Do you really believe people have the ability to drastically change?

Apparently, President Bush must believe in the power to change.

This month, he gave four pardons to people who resolved to make amends for past sins. However, a comparison done by CNN suggests that Bush seems more reticent than his predecessors to accept the New Year’s resolutions of ex-cons.

In his first term, he’s only pardoned or commuted the sentences of 31 people. In contrast, the senior Bush father granted 77 pardons and President Clinton pardoned 456 people during both his terms.

Like President Bush, many of us are reluctant to believe that people can change. Perhaps this is why New Year’s resolutions seem so cliché.

My experience is that the inspiration to change comes to us through the voice of God in people. In my life, the person who best inspires change is my wife.

This month, we celebrated 25 years of marriage by spending a week in Hawaii. The islands have inspiring beauty, but they dim in comparison to the inspiration my wife gives me to grow and change.

The changes she inspires aren’t always immediate and dramatic. The truth is that while many of us pray for the miraculously painless and ” born again ” type changes, real progress comes with small, persistent changes. My wife is good at helping me make those small steps.

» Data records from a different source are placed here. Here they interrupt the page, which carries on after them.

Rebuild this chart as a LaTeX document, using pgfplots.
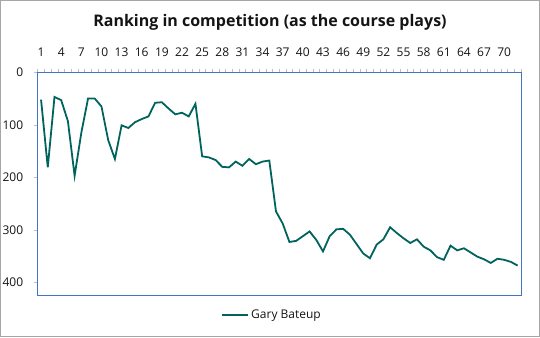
\documentclass[border=0pt]{standalone}
\usepackage{pgfplots}
\pgfplotsset{compat=1.18}
\usepackage{fontspec}
\setmainfont{Open Sans}
\definecolor{lineteal}{RGB}{0,99,93}
\definecolor{axblue}{RGB}{68,114,196}
\definecolor{tickgray}{RGB}{191,191,191}
\definecolor{framegray}{RGB}{166,166,166}
\definecolor{txt}{RGB}{20,20,20}
\begin{document}
\begin{tikzpicture}[x=1pt,y=1pt]
\useasboundingbox (0,0) rectangle (540,337);
\draw[framegray, line width=1pt] (0.5,0.5) rectangle (539.5,336.5);
\node[font=\bfseries\fontsize{16}{19}\selectfont, text=txt] at (270,315) {Ranking in competition (as the course plays)};
\begin{axis}[
  at={(37.7pt,42pt)}, anchor=south west,
  scale only axis, width=483.3pt, height=222.7pt,
  xmin=0.5, xmax=72.5, ymin=0, ymax=424,
  y dir=reverse,
  axis line style={axblue, line width=0.8pt},
  xtick={1,4,...,70},
  minor xtick={0.5,1.5,...,72.5},
  major x tick style={draw=none},
  minor x tick style={tickgray, line width=0.6pt},
  minor tick length=3pt,
  ytick={0,100,200,300,400},
  y tick style={tickgray, line width=0.6pt},
  major tick length=4pt,
  tick align=outside,
  xtick pos=upper,
  xticklabel pos=upper,
  ytick pos=left,
  xticklabel style={font=\fontsize{12}{14}\selectfont, text=txt, anchor=south, yshift=8pt},
  yticklabel style={font=\fontsize{12}{14}\selectfont, text=txt, xshift=-7pt},
  /pgf/number format/assume math mode=true,
  legend style={at={(0.485,-0.09)}, anchor=center, draw=none, fill=none,
    font=\fontsize{12}{14}\selectfont, text=txt},
  legend image code/.code={\draw[#1, line width=1.8pt] (0pt,0pt) -- (26pt,0pt);},
]
\addplot[lineteal, line width=1.8pt, mark=none] coordinates {
(1,52) (2,181) (3,47) (4,53) (5,93) (6,197) (7,115) (8,50) (9,50) (10,65)
(11,129) (12,165) (13,101) (14,106) (15,95) (16,89) (17,84) (18,58) (19,57) (20,69)
(21,80) (22,77) (23,84) (24,60) (25,160) (26,162) (27,167) (28,180) (29,181) (30,170)
(31,178) (32,165) (33,175) (34,170) (35,168) (36,265) (37,288) (38,323) (39,321) (40,312)
(41,303) (42,319) (43,341) (44,312) (45,299) (46,298) (47,309) (48,327) (49,345) (50,354)
(51,328) (52,318) (53,295) (54,306) (55,316) (56,325) (57,318) (58,332) (59,339) (60,352)
(61,357) (62,330) (63,339) (64,335) (65,343) (66,351) (67,356) (68,363) (69,355) (70,357)
(71,361) (72,368)
};
\addlegendentry{Gary Bateup}
\end{axis}
\end{tikzpicture}
\end{document}
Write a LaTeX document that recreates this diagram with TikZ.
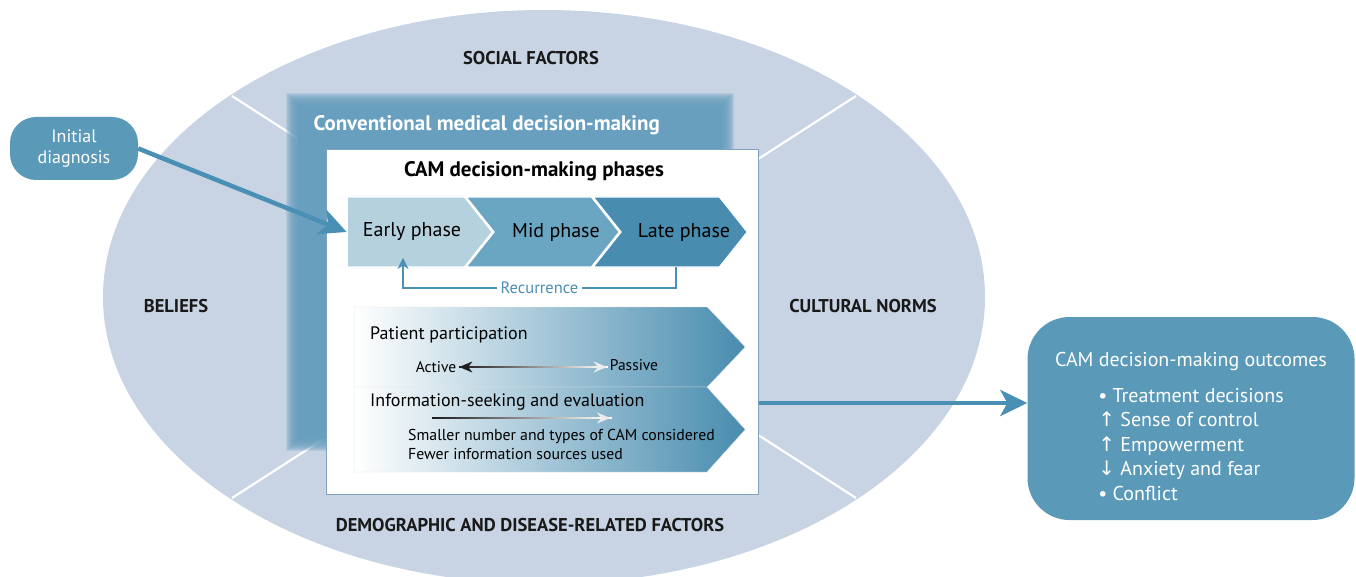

For instance, last month, she expressed some concern that I hadn’t put my plate in the dishwasher after I rinsed it.

I told her that there are lots of men who wouldn’t have even rinsed the plate in the first place.

To which she responded – ” Yeah, well there are a lot of men I DIDN’T MARRY. ”

Her suggestion that she chose me over ” a lot of men ” inspires me to do my best.

But, for the bigger changes, she knows she needs the help of prayer.

Being the subject of the prayer isn’t always easy for me. The effort it takes to get the male ego to admit that he’s spiritually lost his way is closely related to the effort it takes to get him to admit he’s lost his way on Maui’s only road to Hana.

But I digress.
When my wife married me, I think she assumed that it would be an easy thing to get her chaplain husband to pray. Well, it’s not easy. Maybe it’s like getting a plumber to fix his own sink.

But that doesn’t slow her down much. She simply takes my hand, looks into my eyes and finds that place in the center of my soul that hurts the most and suddenly I know – she’s fixin’ to pray and change is a-comin’. (See my column of Feb 27 04 at www.chaplainnorris.com)

It’s an amazing thing to share a prayer with someone who believes It in you. It’s restorative, it’s redemptive, it’s It creative, it’s replenishing.

So this year, I’d like to challenge you to make one resolution. No, two resolutions.

First, resolve to throw out the cliché resolutions.

Second, resolve to pray for someone. Resolve to believe in someone. After all, if believing in someone can get your dishes washed, how great is that?